= John Clarke (poet) =

American poet

John "Jack" Clarke (1933–1992) was an American poet.

A noted poet, jazz musician and scholar of William Blake and Charles Olson, John "Jack" Clarke was the author of several books of poetry, essays and lectures, among them The End of This Side, Fathar 3, Gloucester Sonnets, and In the Analogy (published posthumously). From Feathers To Iron, his masterwork on poetics, was published in 1987. In the Analogy, a fragmentary collection of more than 200 sonnets composed as an epic, is his response/furthering of Olson's Maximus Poems.

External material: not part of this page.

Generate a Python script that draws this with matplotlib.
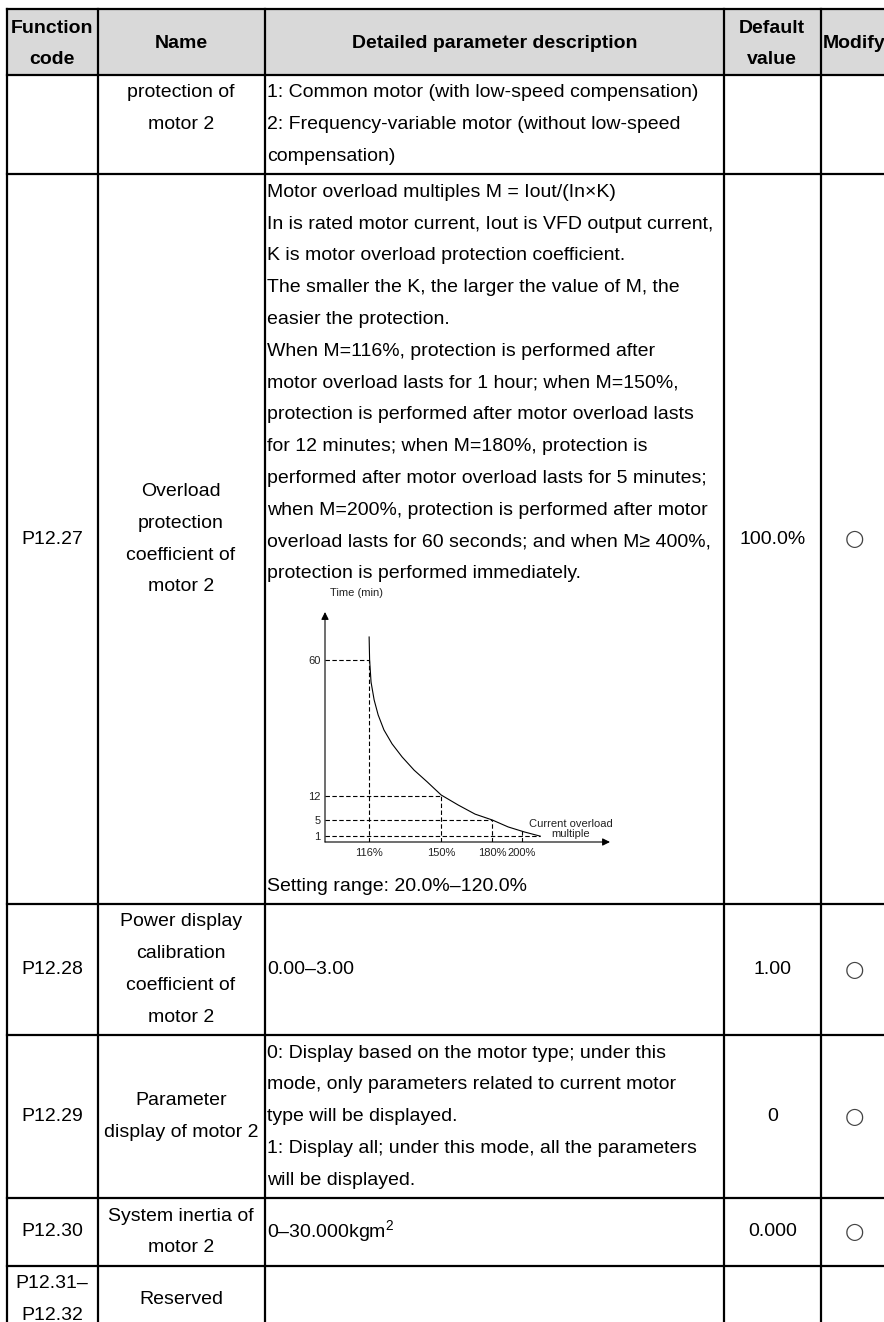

As director of the Institute of Further Studies (founded in 1965 with George F. Butterick, Fred Wah, and Albert Glover), he and Albert Glover oversaw the publication of A Curriculum of the Soul, (Spuyten Duyvil, 2016) a serial epic homage to Olson, based on his poem of the same name, which gathers the work of 28 of Olson's companions in poetry. He taught for 29 years at the State University of New York at Buffalo. From 1989 to 1991 he edited intent: letter of talk, thinking, and document. In 1989 he was awarded the Ohioanna Poetry Award from the Ohio Library Association (Clarke was a native of Ohio) and in 1991, the prestigious Artists Fellowship for Poetry presented by the New York Foundation for the Arts.